→ **Exercise instructions**: In the listing below, count the lines with "React" and report only the figure.

-- BEGIN --

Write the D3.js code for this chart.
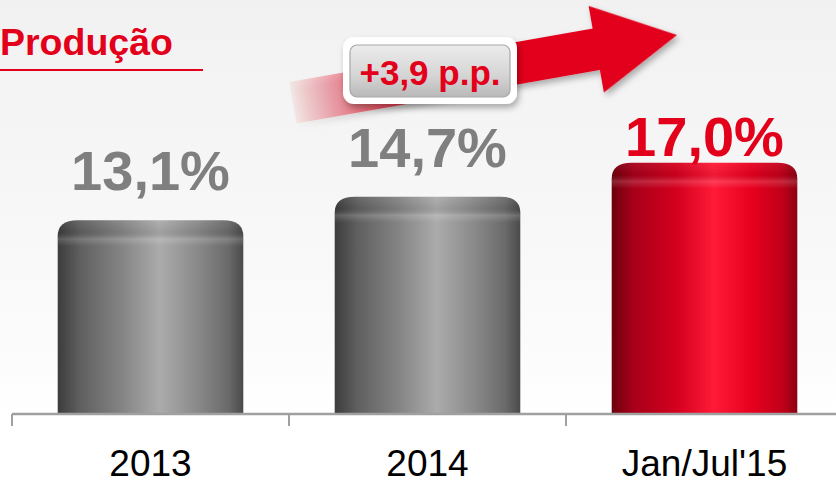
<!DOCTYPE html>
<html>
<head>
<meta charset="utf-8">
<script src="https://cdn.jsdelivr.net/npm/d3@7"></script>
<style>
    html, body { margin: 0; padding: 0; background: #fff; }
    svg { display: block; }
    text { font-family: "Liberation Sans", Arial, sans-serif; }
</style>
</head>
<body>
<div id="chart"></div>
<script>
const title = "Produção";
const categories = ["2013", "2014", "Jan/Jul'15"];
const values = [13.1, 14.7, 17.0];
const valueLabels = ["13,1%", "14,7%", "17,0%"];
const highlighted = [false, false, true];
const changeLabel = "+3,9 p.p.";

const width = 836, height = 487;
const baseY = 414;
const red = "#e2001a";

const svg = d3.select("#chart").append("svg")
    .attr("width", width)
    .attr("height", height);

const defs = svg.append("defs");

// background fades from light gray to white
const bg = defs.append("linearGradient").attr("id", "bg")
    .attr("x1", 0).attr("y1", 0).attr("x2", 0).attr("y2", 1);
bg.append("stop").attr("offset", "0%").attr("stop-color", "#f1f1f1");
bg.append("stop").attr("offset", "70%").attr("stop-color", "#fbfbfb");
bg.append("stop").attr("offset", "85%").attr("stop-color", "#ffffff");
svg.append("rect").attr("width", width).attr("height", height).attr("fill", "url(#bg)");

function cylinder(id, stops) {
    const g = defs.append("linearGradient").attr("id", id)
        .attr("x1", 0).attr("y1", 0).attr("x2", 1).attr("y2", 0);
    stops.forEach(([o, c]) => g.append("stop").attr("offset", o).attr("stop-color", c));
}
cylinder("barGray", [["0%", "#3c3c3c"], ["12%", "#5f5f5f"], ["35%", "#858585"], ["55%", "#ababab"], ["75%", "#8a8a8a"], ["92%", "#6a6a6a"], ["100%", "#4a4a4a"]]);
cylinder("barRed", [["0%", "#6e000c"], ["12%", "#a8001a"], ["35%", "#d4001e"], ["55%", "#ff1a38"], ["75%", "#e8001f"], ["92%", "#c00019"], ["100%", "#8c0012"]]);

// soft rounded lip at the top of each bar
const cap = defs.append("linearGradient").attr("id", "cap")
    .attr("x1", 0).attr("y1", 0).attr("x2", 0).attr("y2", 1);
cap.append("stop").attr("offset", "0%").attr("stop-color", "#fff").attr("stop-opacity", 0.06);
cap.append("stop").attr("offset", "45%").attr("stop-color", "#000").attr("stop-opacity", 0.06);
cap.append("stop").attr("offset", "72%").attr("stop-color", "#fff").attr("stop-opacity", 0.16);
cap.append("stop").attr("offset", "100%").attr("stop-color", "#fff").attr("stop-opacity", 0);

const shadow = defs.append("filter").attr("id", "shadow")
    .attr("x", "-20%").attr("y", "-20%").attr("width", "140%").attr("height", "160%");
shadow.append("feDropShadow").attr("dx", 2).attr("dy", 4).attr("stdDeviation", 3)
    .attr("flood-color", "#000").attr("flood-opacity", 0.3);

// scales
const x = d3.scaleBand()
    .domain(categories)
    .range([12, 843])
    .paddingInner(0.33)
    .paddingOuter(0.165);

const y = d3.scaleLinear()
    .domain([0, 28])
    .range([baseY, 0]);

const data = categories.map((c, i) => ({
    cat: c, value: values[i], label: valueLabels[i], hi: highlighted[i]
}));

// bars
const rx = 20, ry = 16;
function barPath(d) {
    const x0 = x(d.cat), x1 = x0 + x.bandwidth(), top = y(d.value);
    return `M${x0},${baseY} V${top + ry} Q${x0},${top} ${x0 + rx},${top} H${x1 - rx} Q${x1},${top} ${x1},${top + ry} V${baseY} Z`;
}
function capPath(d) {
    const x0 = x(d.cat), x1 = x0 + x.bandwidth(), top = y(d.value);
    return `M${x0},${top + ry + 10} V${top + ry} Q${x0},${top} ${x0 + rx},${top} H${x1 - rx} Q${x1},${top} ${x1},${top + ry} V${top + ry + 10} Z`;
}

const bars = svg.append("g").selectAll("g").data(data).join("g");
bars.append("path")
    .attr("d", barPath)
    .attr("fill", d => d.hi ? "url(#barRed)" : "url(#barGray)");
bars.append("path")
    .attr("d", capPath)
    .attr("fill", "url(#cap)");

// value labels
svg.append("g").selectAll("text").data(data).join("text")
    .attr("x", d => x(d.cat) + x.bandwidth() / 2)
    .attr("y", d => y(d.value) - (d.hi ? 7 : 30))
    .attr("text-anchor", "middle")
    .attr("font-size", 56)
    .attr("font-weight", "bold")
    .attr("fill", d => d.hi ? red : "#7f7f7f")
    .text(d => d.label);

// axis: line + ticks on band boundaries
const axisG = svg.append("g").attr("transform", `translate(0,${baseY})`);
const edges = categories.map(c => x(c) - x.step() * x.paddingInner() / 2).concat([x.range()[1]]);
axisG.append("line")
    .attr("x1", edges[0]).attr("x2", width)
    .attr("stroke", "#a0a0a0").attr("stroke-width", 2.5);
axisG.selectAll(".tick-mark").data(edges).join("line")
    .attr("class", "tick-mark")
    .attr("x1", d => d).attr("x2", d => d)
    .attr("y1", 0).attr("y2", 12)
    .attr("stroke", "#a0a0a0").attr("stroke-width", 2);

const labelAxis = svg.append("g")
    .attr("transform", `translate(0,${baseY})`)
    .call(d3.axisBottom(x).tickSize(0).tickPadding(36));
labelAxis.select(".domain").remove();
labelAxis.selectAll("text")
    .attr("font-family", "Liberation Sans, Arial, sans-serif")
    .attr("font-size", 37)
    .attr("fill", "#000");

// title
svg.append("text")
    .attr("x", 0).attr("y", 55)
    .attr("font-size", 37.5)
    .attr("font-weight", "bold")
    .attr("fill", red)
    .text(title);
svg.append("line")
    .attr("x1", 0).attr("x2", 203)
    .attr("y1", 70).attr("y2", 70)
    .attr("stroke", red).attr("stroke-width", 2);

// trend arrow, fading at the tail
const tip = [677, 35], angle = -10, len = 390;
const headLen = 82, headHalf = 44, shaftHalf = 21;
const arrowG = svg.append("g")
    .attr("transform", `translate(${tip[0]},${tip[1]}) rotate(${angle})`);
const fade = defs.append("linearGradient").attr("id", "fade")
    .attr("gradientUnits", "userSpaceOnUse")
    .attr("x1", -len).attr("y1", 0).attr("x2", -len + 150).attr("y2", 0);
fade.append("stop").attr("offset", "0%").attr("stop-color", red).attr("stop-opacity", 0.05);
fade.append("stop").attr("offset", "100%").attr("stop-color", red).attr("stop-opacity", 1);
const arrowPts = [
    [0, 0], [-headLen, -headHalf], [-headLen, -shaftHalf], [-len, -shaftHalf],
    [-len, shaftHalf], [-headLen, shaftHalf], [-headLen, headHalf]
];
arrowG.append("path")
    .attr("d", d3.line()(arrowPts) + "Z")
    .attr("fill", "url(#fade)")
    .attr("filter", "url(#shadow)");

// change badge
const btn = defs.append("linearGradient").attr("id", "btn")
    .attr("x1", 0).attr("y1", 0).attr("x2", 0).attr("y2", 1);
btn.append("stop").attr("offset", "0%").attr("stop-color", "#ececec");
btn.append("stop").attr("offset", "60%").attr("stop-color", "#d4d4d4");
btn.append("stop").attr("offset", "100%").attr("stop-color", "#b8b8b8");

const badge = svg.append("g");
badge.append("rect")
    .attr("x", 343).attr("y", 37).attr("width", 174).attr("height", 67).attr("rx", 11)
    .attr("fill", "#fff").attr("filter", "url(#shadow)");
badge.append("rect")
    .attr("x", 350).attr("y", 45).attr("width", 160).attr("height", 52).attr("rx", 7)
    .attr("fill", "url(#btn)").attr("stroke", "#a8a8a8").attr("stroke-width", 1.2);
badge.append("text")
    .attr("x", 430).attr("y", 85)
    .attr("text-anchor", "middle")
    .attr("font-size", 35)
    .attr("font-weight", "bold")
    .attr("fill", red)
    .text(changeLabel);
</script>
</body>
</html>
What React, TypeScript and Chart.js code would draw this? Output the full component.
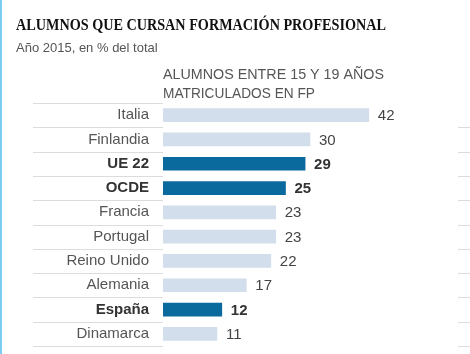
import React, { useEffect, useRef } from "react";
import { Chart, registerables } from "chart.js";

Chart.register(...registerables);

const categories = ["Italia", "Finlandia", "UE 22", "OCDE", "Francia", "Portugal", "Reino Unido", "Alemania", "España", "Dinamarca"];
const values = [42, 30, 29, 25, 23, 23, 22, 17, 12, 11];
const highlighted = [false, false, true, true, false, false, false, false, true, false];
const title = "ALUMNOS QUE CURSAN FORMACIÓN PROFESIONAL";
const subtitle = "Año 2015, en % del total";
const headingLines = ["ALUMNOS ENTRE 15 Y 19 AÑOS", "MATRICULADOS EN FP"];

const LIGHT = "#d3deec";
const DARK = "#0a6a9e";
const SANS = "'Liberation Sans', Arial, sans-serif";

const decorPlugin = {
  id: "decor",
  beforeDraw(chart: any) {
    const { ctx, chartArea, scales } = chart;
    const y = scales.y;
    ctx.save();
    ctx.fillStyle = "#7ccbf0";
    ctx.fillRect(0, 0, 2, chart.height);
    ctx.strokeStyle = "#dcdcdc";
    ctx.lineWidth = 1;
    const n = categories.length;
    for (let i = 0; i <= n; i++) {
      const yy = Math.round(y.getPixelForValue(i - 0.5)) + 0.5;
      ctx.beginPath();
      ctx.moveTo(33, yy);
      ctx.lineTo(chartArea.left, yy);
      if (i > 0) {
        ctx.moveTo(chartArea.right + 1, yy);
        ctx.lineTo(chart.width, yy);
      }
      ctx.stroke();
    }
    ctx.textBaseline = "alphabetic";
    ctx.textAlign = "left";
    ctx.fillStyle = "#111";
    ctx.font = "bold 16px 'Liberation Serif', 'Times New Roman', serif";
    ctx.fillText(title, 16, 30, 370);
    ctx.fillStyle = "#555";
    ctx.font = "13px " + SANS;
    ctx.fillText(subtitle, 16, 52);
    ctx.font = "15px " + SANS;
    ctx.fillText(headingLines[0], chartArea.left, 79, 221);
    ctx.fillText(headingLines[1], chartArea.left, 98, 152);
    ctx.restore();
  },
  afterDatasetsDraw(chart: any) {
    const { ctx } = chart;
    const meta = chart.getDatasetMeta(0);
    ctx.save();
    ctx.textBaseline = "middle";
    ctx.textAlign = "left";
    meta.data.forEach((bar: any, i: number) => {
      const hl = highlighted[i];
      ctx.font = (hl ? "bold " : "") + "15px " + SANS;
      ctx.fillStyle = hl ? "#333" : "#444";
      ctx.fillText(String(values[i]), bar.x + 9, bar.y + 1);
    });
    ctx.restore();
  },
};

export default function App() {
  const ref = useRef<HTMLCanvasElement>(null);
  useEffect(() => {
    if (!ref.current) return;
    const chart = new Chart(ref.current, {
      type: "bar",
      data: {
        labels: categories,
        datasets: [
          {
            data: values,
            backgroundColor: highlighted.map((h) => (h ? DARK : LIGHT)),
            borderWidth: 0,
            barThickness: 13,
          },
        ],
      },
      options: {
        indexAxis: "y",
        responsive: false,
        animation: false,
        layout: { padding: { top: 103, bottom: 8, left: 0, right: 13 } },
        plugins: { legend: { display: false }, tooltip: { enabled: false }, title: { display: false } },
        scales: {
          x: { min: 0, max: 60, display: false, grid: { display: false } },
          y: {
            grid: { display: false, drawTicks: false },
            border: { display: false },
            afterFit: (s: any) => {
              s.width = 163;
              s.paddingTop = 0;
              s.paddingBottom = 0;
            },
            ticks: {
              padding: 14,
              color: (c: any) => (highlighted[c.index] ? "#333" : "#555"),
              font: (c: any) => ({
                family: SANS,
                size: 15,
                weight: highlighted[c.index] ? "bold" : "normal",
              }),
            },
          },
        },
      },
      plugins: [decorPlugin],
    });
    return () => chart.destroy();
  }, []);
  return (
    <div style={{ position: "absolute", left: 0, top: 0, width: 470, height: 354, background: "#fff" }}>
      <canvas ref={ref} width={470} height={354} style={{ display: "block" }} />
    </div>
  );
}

-- END --

→ **Solution to this task**: 2